[Listed records]
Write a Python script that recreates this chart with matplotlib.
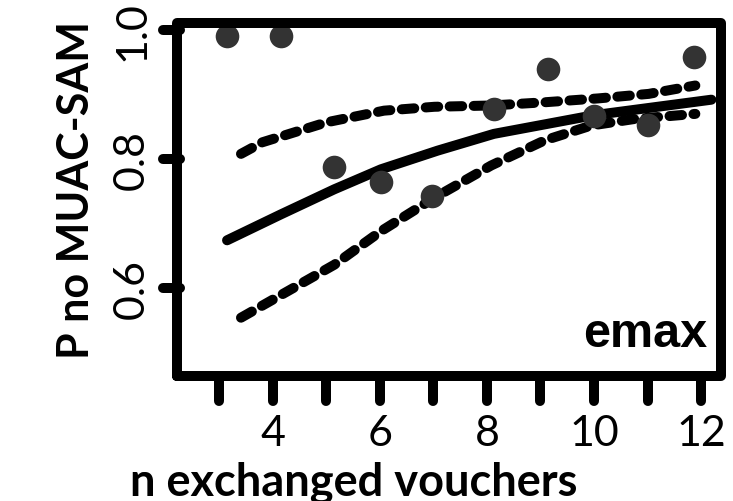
import matplotlib
matplotlib.use("Agg")
import matplotlib.pyplot as plt

plt.rcParams['font.family'] = ['Lato', 'DejaVu Sans']

# observed proportion without MUAC-SAM per number of exchanged vouchers
vouchers = [3.15, 4.15, 5.15, 6.02, 6.98, 8.13, 9.14, 10.0, 11.0, 11.87]
p_no_sam = [0.990, 0.990, 0.787, 0.764, 0.743, 0.878, 0.939, 0.866, 0.852, 0.958]

# emax fit and its interval
fit_x = [3.15, 4.15, 5.15, 6.02, 7.08, 8.13, 10.0, 12.19]
fit_mean = [0.674, 0.714, 0.753, 0.784, 0.813, 0.839, 0.868, 0.892]
upper_x = [3.41, 3.81, 5.01, 6.08, 7.02, 8.08, 9.08, 10.08, 11.02, 11.89]
upper = [0.808, 0.826, 0.857, 0.875, 0.881, 0.883, 0.888, 0.894, 0.901, 0.914]
lower_x = [3.41, 4.28, 5.15, 6.02, 7.02, 8.08, 9.08, 9.95, 10.75, 11.89]
lower = [0.554, 0.595, 0.636, 0.688, 0.740, 0.790, 0.829, 0.852, 0.862, 0.870]

xtick_pos = list(range(3, 13))
xtick_lab = [4, 6, 8, 10, 12]
ytick_pos = [0.6, 0.8, 1.0]

LW = 7.2

fig = plt.figure(figsize=(7.33, 5.02), dpi=100)
ax = fig.add_axes([0.2415, 0.249, 0.7422, 0.7032])

ax.plot(fit_x, fit_mean, color='k', lw=LW, solid_capstyle='round', zorder=2)
for xs, ys in [(upper_x, upper), (lower_x, lower)]:
    ax.plot(xs, ys, color='k', lw=LW, dashes=(1.25, 1.15),
            dash_capstyle='round', zorder=2)
ax.plot(vouchers, p_no_sam, 'o', color='#333333', ms=17, mew=0,
        zorder=3, clip_on=False)

ax.set_xlim(2.216, 12.37)
ax.set_ylim(0.4636, 1.0109)

# R-style box with rounded joins
for s in ax.spines.values():
    s.set_visible(False)
ax.plot([0, 1, 1, 0, 0], [0, 0, 1, 1, 0], transform=ax.transAxes, color='k',
        lw=LW, solid_joinstyle='round', solid_capstyle='round',
        clip_on=False, zorder=4)

# thick round tick marks
ax.vlines(xtick_pos, -0.071, 0, transform=ax.get_xaxis_transform(),
          colors='k', lw=LW, capstyle='round', clip_on=False, zorder=4)
ax.hlines(ytick_pos, -0.026, 0.0055, transform=ax.get_yaxis_transform(),
          colors='k', lw=LW, capstyle='round', clip_on=False, zorder=4)

ax.set_xticks(xtick_lab)
ax.set_xticklabels([str(v) for v in xtick_lab], fontsize=31)
ax.set_yticks(ytick_pos)
ax.set_yticklabels(['%.1f' % v for v in ytick_pos], fontsize=31,
                   rotation=90, va='center')
ax.tick_params(axis='x', length=0, pad=27)
ax.tick_params(axis='y', length=0, pad=18.7)

ax.set_xlabel('n exchanged vouchers', fontsize=32.5, fontweight='bold')
ax.xaxis.set_label_coords(0.325, -0.337)
ax.xaxis.label.set_va('baseline')

ax.set_ylabel('P no MUAC-SAM', fontsize=31, fontweight='bold')
ax.yaxis.set_label_coords(-0.162, 0.53)
ax.yaxis.label.set_va('baseline')

ax.text(0.974, 0.085, 'emax', transform=ax.transAxes, ha='right',
        va='baseline', family='Liberation Sans', fontweight='bold',
        fontsize=35)

fig.savefig('out.png', dpi=100)
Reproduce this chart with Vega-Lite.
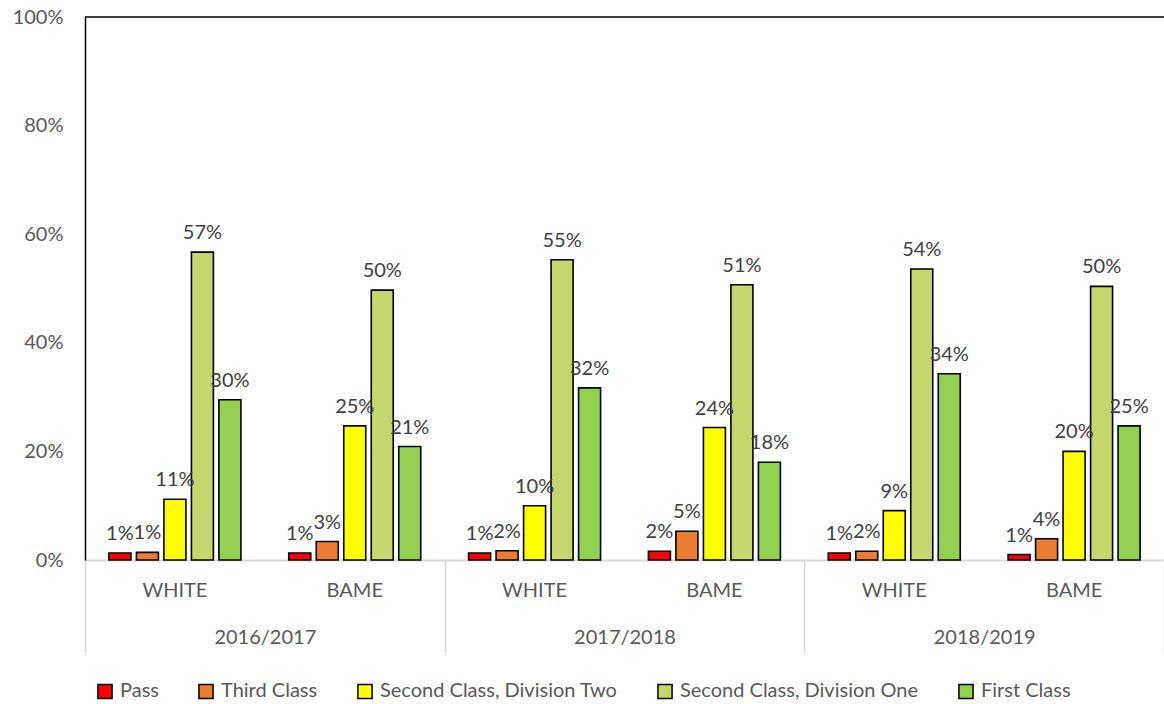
{
  "$schema": "https://vega.github.io/schema/vega-lite/v6.json",
  "autosize": "none",
  "width": 1079,
  "height": 543,
  "padding": {"left": 85, "top": 17, "right": 0, "bottom": 144},
  "background": "white",
  "config": {"view": {"stroke": null}, "font": "Lato"},
  "data": {"values": [
    {"Year": "2016/2017", "Cohort": "2016/2017 WHITE", "Class": "Pass", "Value": 0.013},
    {"Year": "2016/2017", "Cohort": "2016/2017 WHITE", "Class": "Third Class", "Value": 0.014},
    {"Year": "2016/2017", "Cohort": "2016/2017 WHITE", "Class": "Second Class, Division Two", "Value": 0.112},
    {"Year": "2016/2017", "Cohort": "2016/2017 WHITE", "Class": "Second Class, Division One", "Value": 0.567},
    {"Year": "2016/2017", "Cohort": "2016/2017 WHITE", "Class": "First Class", "Value": 0.295},
    {"Year": "2016/2017", "Cohort": "2016/2017 BAME", "Class": "Pass", "Value": 0.013},
    {"Year": "2016/2017", "Cohort": "2016/2017 BAME", "Class": "Third Class", "Value": 0.034},
    {"Year": "2016/2017", "Cohort": "2016/2017 BAME", "Class": "Second Class, Division Two", "Value": 0.247},
    {"Year": "2016/2017", "Cohort": "2016/2017 BAME", "Class": "Second Class, Division One", "Value": 0.497},
    {"Year": "2016/2017", "Cohort": "2016/2017 BAME", "Class": "First Class", "Value": 0.209},
    {"Year": "2017/2018", "Cohort": "2017/2018 WHITE", "Class": "Pass", "Value": 0.013},
    {"Year": "2017/2018", "Cohort": "2017/2018 WHITE", "Class": "Third Class", "Value": 0.017},
    {"Year": "2017/2018", "Cohort": "2017/2018 WHITE", "Class": "Second Class, Division Two", "Value": 0.100},
    {"Year": "2017/2018", "Cohort": "2017/2018 WHITE", "Class": "Second Class, Division One", "Value": 0.553},
    {"Year": "2017/2018", "Cohort": "2017/2018 WHITE", "Class": "First Class", "Value": 0.317},
    {"Year": "2017/2018", "Cohort": "2017/2018 BAME", "Class": "Pass", "Value": 0.016},
    {"Year": "2017/2018", "Cohort": "2017/2018 BAME", "Class": "Third Class", "Value": 0.053},
    {"Year": "2017/2018", "Cohort": "2017/2018 BAME", "Class": "Second Class, Division Two", "Value": 0.244},
    {"Year": "2017/2018", "Cohort": "2017/2018 BAME", "Class": "Second Class, Division One", "Value": 0.507},
    {"Year": "2017/2018", "Cohort": "2017/2018 BAME", "Class": "First Class", "Value": 0.180},
    {"Year": "2018/2019", "Cohort": "2018/2019 WHITE", "Class": "Pass", "Value": 0.013},
    {"Year": "2018/2019", "Cohort": "2018/2019 WHITE", "Class": "Third Class", "Value": 0.016},
    {"Year": "2018/2019", "Cohort": "2018/2019 WHITE", "Class": "Second Class, Division Two", "Value": 0.091},
    {"Year": "2018/2019", "Cohort": "2018/2019 WHITE", "Class": "Second Class, Division One", "Value": 0.536},
    {"Year": "2018/2019", "Cohort": "2018/2019 WHITE", "Class": "First Class", "Value": 0.343},
    {"Year": "2018/2019", "Cohort": "2018/2019 BAME", "Class": "Pass", "Value": 0.010},
    {"Year": "2018/2019", "Cohort": "2018/2019 BAME", "Class": "Third Class", "Value": 0.039},
    {"Year": "2018/2019", "Cohort": "2018/2019 BAME", "Class": "Second Class, Division Two", "Value": 0.200},
    {"Year": "2018/2019", "Cohort": "2018/2019 BAME", "Class": "Second Class, Division One", "Value": 0.504},
    {"Year": "2018/2019", "Cohort": "2018/2019 BAME", "Class": "First Class", "Value": 0.247}
  ]},
  "layer": [
    {
      "encoding": {
        "x": {"field": "Cohort", "type": "nominal", "sort": null,
          "scale": {"paddingInner": 0, "paddingOuter": 0},
          "axis": {"orient": "bottom", "title": null, "labelAngle": 0, "ticks": false,
            "domainColor": "#d9d9d9", "domainWidth": 2,
            "labelExpr": "split(datum.label, ' ')[1]",
            "labelFontSize": 20, "labelColor": "#595959", "labelPadding": 20}},
        "xOffset": {"field": "Class", "type": "nominal", "sort": null,
          "scale": {"domain": ["Pass", "Third Class", "Second Class, Division Two", "Second Class, Division One", "First Class"],
            "paddingInner": 0.2, "paddingOuter": 0.87}},
        "y": {"field": "Value", "type": "quantitative",
          "scale": {"domain": [0, 1], "nice": false},
          "axis": {"title": null, "format": ".0%", "values": [0, 0.2, 0.4, 0.6, 0.8, 1],
            "grid": false, "ticks": false, "domainColor": "black", "domainWidth": 1.5,
            "labelFontSize": 20, "labelColor": "#595959", "labelPadding": 22}}
      },
      "layer": [
        {
          "mark": {"type": "bar", "stroke": "black", "strokeWidth": 1.6},
          "encoding": {
            "color": {"field": "Class", "type": "nominal",
              "scale": {"domain": ["Pass", "Third Class", "Second Class, Division Two", "Second Class, Division One", "First Class"],
                "range": ["#FF0000", "#ED7D31", "#FFFF00", "#C4D66C", "#92D050"]},
              "legend": {"title": null, "orient": "none", "legendX": 10, "legendY": 664,
                "direction": "horizontal", "symbolType": "square", "symbolSize": 200,
                "symbolStrokeColor": "black", "symbolStrokeWidth": 1.5, "symbolOpacity": 1,
                "labelFontSize": 20, "labelColor": "#595959", "labelOffset": 5, "labelLimit": 0,
                "columnPadding": 36}}
          }
        },
        {
          "mark": {"type": "text", "baseline": "bottom", "dy": -9, "fontSize": 20, "color": "#404040"},
          "encoding": {"text": {"field": "Value", "type": "quantitative", "format": ".0%"}}
        }
      ]
    },
    {
      "mark": {"type": "rule", "opacity": 0},
      "encoding": {
        "x": {"field": "Year", "type": "nominal", "sort": null,
          "scale": {"paddingInner": 0, "paddingOuter": 0},
          "axis": {"orient": "bottom", "title": null, "labelAngle": 0, "domain": false,
            "ticks": true, "tickBand": "extent", "tickSize": 93, "tickColor": "#d9d9d9", "tickWidth": 1.5,
            "labelFontSize": 20, "labelColor": "#595959", "labelPadding": -26}}
      }
    },
    {
      "data": {"values": [{}]},
      "mark": {"type": "rule", "color": "black", "strokeWidth": 1.5},
      "encoding": {"y": {"datum": 1, "type": "quantitative"}}
    }
  ],
  "resolve": {"scale": {"x": "independent"}, "axis": {"x": "independent"}}
}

[Required task] Begin with the first line of the records and repeat every line up to the one with "plt.rcParams['font.family'] = ['Lato', 'DejaVu", counting that line too. Pictures are not part of the copy.

[Response to the exercise]
Write a Python script that recreates this chart with matplotlib.
import matplotlib
matplotlib.use("Agg")
import matplotlib.pyplot as plt

plt.rcParams['font.family'] = ['Lato', 'DejaVu Sans']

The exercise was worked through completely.